Equifax, the credit-reporting agency, has suffered one of the worst data breaches in history, with 143 million American citizens having their personal data stolen. Worse, Equifax executives reportedly sold a bunch of their company stock after they heard of the breach, but before it was released to the public. Then they followed up that potentially illegal act with perhaps the worst response to a corporate data breach in history, setting up a clearly nonfunctional site that attempted to trick people into signing away their right to a class-action lawsuit, and into signing up for a one-year trial of a credit oversight service that costs $20 per month after it expires.

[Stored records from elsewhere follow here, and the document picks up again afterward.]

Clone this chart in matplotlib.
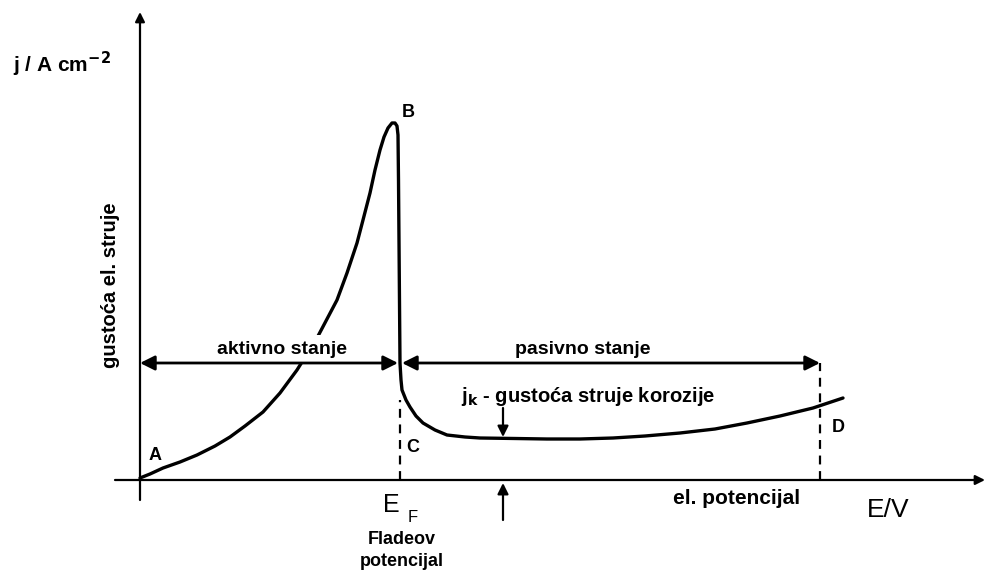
import matplotlib
matplotlib.use("Agg")
import matplotlib.pyplot as plt

# potential E (arb. units) and current density j (arb. units)
E_curve = [0, 0.1, 0.23, 0.4, 0.57, 0.75, 0.9, 1.05, 1.23, 1.4, 1.57, 1.77, 1.97,
           2.07, 2.17, 2.23, 2.3, 2.35, 2.4, 2.44, 2.48, 2.52, 2.55, 2.57, 2.58,
           2.585, 2.6, 2.61, 2.62, 2.66, 2.7, 2.76, 2.83, 2.95, 3.07, 3.25, 3.4,
           3.75, 4.07, 4.4, 4.73, 5.05, 5.4, 5.75, 6.07, 6.4, 6.73, 7.03]
j_curve = [0.02, 0.06, 0.12, 0.18, 0.25, 0.34, 0.43, 0.54, 0.68, 0.87, 1.10, 1.42,
           1.80, 2.07, 2.37, 2.60, 2.87, 3.10, 3.30, 3.43, 3.52, 3.57, 3.57, 3.54,
           3.45, 3.0, 1.17, 1.0, 0.9, 0.8, 0.73, 0.64, 0.57, 0.50, 0.45, 0.43,
           0.42, 0.415, 0.41, 0.41, 0.42, 0.44, 0.47, 0.51, 0.57, 0.64, 0.72, 0.82]

E_F = 2.60        # Fladeov potencijal
E_D = 6.80        # end of passive region
j_state = 1.17    # level of the state arrows
E_jk = 3.63       # where j_k is marked
j_k = 0.42
E_max, j_max = 8.45, 4.68

BOLD = dict(family="Liberation Sans", fontweight="bold", color="black")

fig = plt.figure(figsize=(9.92, 5.73), dpi=100)
ax = fig.add_axes([0, 0, 1, 1])
ax.set_xlim(-1.4, 8.52)
ax.set_ylim(-0.93, 4.80)
ax.axis("off")

# axes with arrows
ax.annotate("", xy=(E_max, 0), xytext=(-0.25, 0),
            arrowprops=dict(arrowstyle="-|>", lw=1.6, color="black",
                            mutation_scale=14, shrinkA=0, shrinkB=0))
ax.annotate("", xy=(0, j_max), xytext=(0, -0.2),
            arrowprops=dict(arrowstyle="-|>", lw=1.6, color="black",
                            mutation_scale=14, shrinkA=0, shrinkB=0))

# polarisation curve
ax.plot(E_curve, j_curve, color="black", lw=2.4, solid_capstyle="round",
        solid_joinstyle="round", zorder=2)

# dashed markers
ax.plot([E_F, E_F], [0, 0.8], color="black", lw=1.6, ls=(0, (4, 3)))
ax.plot([E_D, E_D], [0, j_state], color="black", lw=1.6, ls=(0, (4, 3)))

# state arrows
arr = dict(arrowstyle="<|-|>", lw=2.0, color="black", mutation_scale=22,
           shrinkA=0, shrinkB=0)
ax.annotate("", xy=(E_F - 0.02, j_state), xytext=(0, j_state), arrowprops=arr,
            zorder=5)
ax.annotate("", xy=(E_D, j_state), xytext=(E_F + 0.02, j_state), arrowprops=arr,
            zorder=5)

# j_k arrows
small = dict(arrowstyle="-|>", lw=1.6, color="black", mutation_scale=16,
             shrinkA=0, shrinkB=0)
ax.annotate("", xy=(E_jk, j_k + 0.01), xytext=(E_jk, 0.72), arrowprops=small)
ax.annotate("", xy=(E_jk, -0.03), xytext=(E_jk, -0.40), arrowprops=small)

# texts
ax.text(1.42, j_state + 0.05, "aktivno stanje", ha="center", va="bottom",
        fontsize=14, zorder=4,
        bbox=dict(facecolor="white", edgecolor="none", pad=4), **BOLD)
ax.text(4.43, j_state + 0.05, "pasivno stanje", ha="center", va="bottom",
        fontsize=14, **BOLD)
ax.text(4.48, 0.84, r"j$_\mathbf{k}$ - gustoća struje korozije", ha="center",
        va="center", fontsize=14.5, **BOLD)
ax.text(0.15, 0.24, "A", ha="center", va="center", fontsize=13, **BOLD)
ax.text(2.68, 3.67, "B", ha="center", va="center", fontsize=13, **BOLD)
ax.text(2.73, 0.32, "C", ha="center", va="center", fontsize=13, **BOLD)
ax.text(6.98, 0.52, "D", ha="center", va="center", fontsize=13, **BOLD)

ax.text(2.51, -0.25, "E", ha="center", va="center", fontsize=18,
        family="Liberation Sans", color="black")
ax.text(2.73, -0.38, "F", ha="center", va="center", fontsize=12,
        family="Liberation Sans", color="black")
ax.text(2.62, -0.60, "Fladeov", ha="center", va="center", fontsize=13, **BOLD)
ax.text(2.62, -0.82, "potencijal", ha="center", va="center", fontsize=13, **BOLD)
ax.text(5.97, -0.19, "el. potencijal", ha="center", va="center", fontsize=15,
        **BOLD)
ax.text(7.48, -0.30, "E/V", ha="center", va="center", fontsize=19,
        family="Liberation Sans", color="black")

ax.text(-1.27, 4.16, r"j / A cm$^{\mathbf{-2}}$", ha="left", va="center",
        fontsize=15, **BOLD)
ax.text(-0.30, 1.95, "gustoća el. struje", ha="center", va="center",
        rotation=90, fontsize=14.5, family=["Liberation Sans Narrow",
                                            "Liberation Sans"],
        fontweight="bold")

fig.savefig("out.png", dpi=100, facecolor="white")
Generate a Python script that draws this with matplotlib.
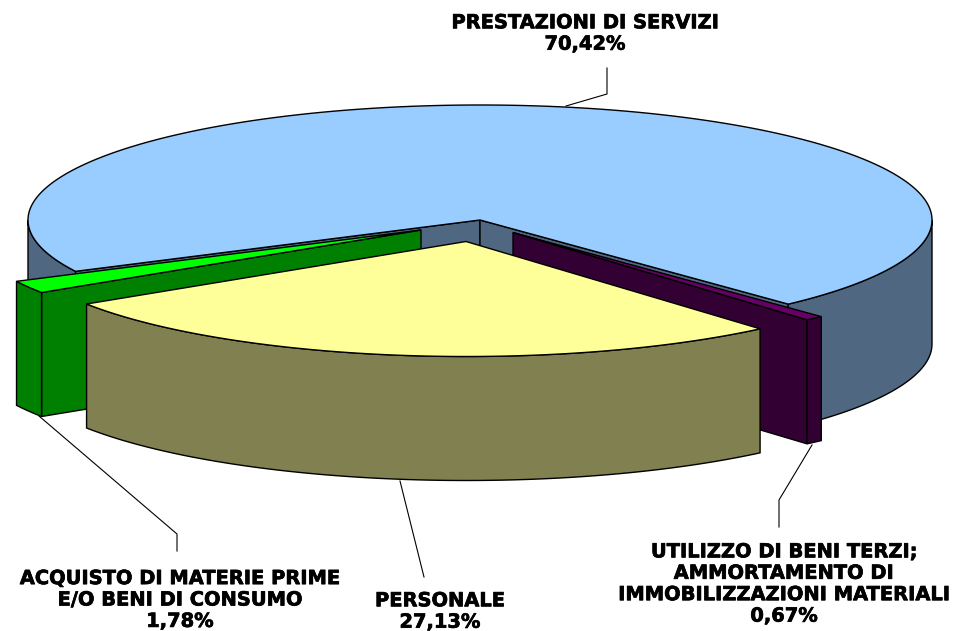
"""Exploded 3D pie of cost shares, drawn with polygons"""

import matplotlib
matplotlib.use("Agg")
import matplotlib.patheffects as pe
import matplotlib.pyplot as plt
import numpy as np
from matplotlib.patches import Polygon

names = [
    "UTILIZZO DI BENI TERZI;\nAMMORTAMENTO DI\nIMMOBILIZZAZIONI MATERIALI",
    "PERSONALE",
    "ACQUISTO DI MATERIE PRIME\nE/O BENI DI CONSUMO",
    "PRESTAZIONI DI SERVIZI",
]
shares = [0.67, 27.13, 1.78, 70.42]
top_colors = ["#660066", "#FFFF99", "#00FF00", "#99CCFF"]
wall_colors = ["#330033", "#808050", "#008000", "#4F6780"]

# pie geometry in pixels, angles go clockwise on screen
RX, RY, DEPTH = 452, 115, 124
START = 47
APEX = [(513, 232.5), (466, 241.5), (421, 230), (480, 220)]
LW = 1.0


def arc(center, t0, t1):
    t = np.radians(np.linspace(t0, t1, max(int(abs(t1 - t0) * 2), 2)))
    return np.column_stack([center[0] + RX * np.cos(t), center[1] + RY * np.sin(t)])


def draw_slice(ax, center, t0, t1, top, wall, radial_walls):
    drop = np.array([0, DEPTH])
    # straight walls along the two cut edges
    for t in radial_walls:
        outer = arc(center, t, t + 0.01)[0]
        pts = [center, outer, outer + drop, np.array(center) + drop]
        ax.add_patch(Polygon(pts, fc=wall, ec="black", lw=LW))
    # outer curved wall, only the part facing the viewer
    for a, b in [(t0, t1), (t0 - 360, t1 - 360)]:
        a, b = max(a, 0), min(b, 180)
        if b > a:
            rim = arc(center, a, b)
            pts = np.vstack([rim, rim[::-1] + drop])
            ax.add_patch(Polygon(pts, fc=wall, ec="black", lw=LW))
    pts = np.vstack([[center], arc(center, t0, t1)])
    ax.add_patch(Polygon(pts, fc=top, ec="black", lw=LW))


fig = plt.figure(figsize=(9.58, 6.31), dpi=100)
ax = fig.add_axes([0, 0, 1, 1])
ax.set_xlim(0, 958)
ax.set_ylim(631, 0)
ax.axis("off")

sweeps = np.array(shares) / sum(shares) * 360
stops = START + np.concatenate([[0], np.cumsum(sweeps)])

# leader lines go under the pie
for xs, ys in [
    ([607, 607, 566], [68, 94, 106]),
    ([779, 779, 812], [527, 500, 445]),
    ([424, 400], [577, 481]),
    ([177, 177, 39], [551, 534, 416]),
]:
    ax.plot(xs, ys, color="black", lw=0.8, zorder=0)

# back to front: blue first, the exploded slices after it, yellow last
draw_slice(ax, APEX[3], stops[3], stops[4], top_colors[3], wall_colors[3], [stops[3], stops[4] - 360])
draw_slice(ax, APEX[0], stops[0], stops[1], top_colors[0], wall_colors[0], [stops[1]])
draw_slice(ax, APEX[2], stops[2], stops[3], top_colors[2], wall_colors[2], [stops[2]])
draw_slice(ax, APEX[1], stops[1], stops[2], top_colors[1], wall_colors[1], [])

label_pos = [(784, 584), (440, 611.5), (180, 600), (585, 33.5)]
for name, share, (x, y) in zip(names, shares, label_pos):
    pct = f"{share:.2f}".replace(".", ",") + "%"
    ax.text(x, y, f"{name}\n{pct}", ha="center", va="center", fontsize=14,
            fontweight="bold", family="DejaVu Sans", linespacing=1.16, color="black",
            path_effects=[pe.withStroke(linewidth=0.5, foreground="black")])

fig.savefig("out.png", dpi=100)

It's time to nationalize the credit reporting industry — not just Equifax, but also the other two major credit bureaus: Experian and TransUnion. The power to adjudicate creditworthiness should not be in private hands.
On one level, Equifax's insouciant attitude likely reflects the rot and corruption among top federal prosecutors, law enforcement agencies, and regulators. Back in the day, this kind of thing — especially the probable insider trading — would raise fears of prosecution and jail time. But as Jesse Eisinger's excellent new book The Chickenshit Club details, hardly anyone is successfully prosecuted for white-collar crime these days. Modern prosecutors and regulators largely don't know how to pursue these cases, or actively sympathize with the criminals, or fear being blackballed from future high-paying private sector gigs; meanwhile neoliberal hack judges have sharply raised the legal bar for such prosecutions, making it harder still.
But on a deeper level, this kind of abuse and negligence is just to be expected from a private credit score system. These companies conduct non-consensual surveillance, and use a proprietary algorithm to judge people's creditworthiness. There is no transparency about their methodology, and they have little incentive to get things right. Even after some reforms strengthening Consumer Financial Protection Bureau oversight, the companies are not legally liable for errors. As a result, even aside from this jaw-dropping security breach, they screw up constantly. A 2012 Federal Trade Commission study found that one in five people had a mistake on at least one of their three credit reports, and one in 20 had an error that harmed their credit. Nearly a quarter of over 186,000 complaints to the CFPB in 2016 were about credit report mistakes — the largest category of complaint, and divided up fairly equally among the big three agencies.
Naturally, Republicans want to further insulate them from the consequences of their mistakes. As David Dayen writes:
In fact, the industry wants to shield itself from its own incompetence. The same day as the Equifax announcement, House Republicans held a hearing on a bill to massively curtail damages from private litigation under the FCRA. It would eliminate punitive damages and cap statutory damages to $500,000. If the bill becomes law, the 143 million victims of the Equifax breach eligible for the class-action lawsuit filed Friday would be able to get a maximum of one-third of a penny in restitution. [The New Republic]
Despite the manifest unreliability of the credit score system, it has still become a keystone part of daily life. To get a home loan, or a car loan, or rent out a new place, you typically need at least decent credit. But increasingly, employers use credit reports to vet new employees. There is no sign that this latter practice is conducted with some sort of rational justification or careful study; it's merely just one more way that employers can dominate and control their workforce — and for (disproportionately black and brown) low-class people to get trapped in an endless cycle of debt, bad credit, and bad jobs.
It is understandable for lenders to want to know someone's payment history before deciding on giving a loan. But it is unacceptable that the power to make such judgments reside in unaccountable private hands — especially when they are clearly incapable of avoiding grotesque errors.
Therefore, all three of the credit-reporting companies should be nationalized, and their data and algorithms folded into a government credit data system. Obviously people's personal data would remain under lock and key — which the government is eminently capable of doing, as evidenced by the IRS managing hundreds of millions of highly private tax returns every year. But credit-scoring methods would be made completely public, so people could know for sure how to get a good score — and researchers could examine whether the score is actually an accurate judge of creditworthiness. More importantly, citizens would be able to dispute any mistakes directly with an agency that is accountable to the public and their representatives, instead of going through the janky and unreliable process the agencies have now. Many European countries have a similar system, and it works just fine.
No doubt a public credit bureau would make its share of mistakes. But it's impossible to imagine them doing worse than the current private oligopoly. If people's lives are to be so heavily influenced by credit scores, then let that score be under the supervision of democratic institutions.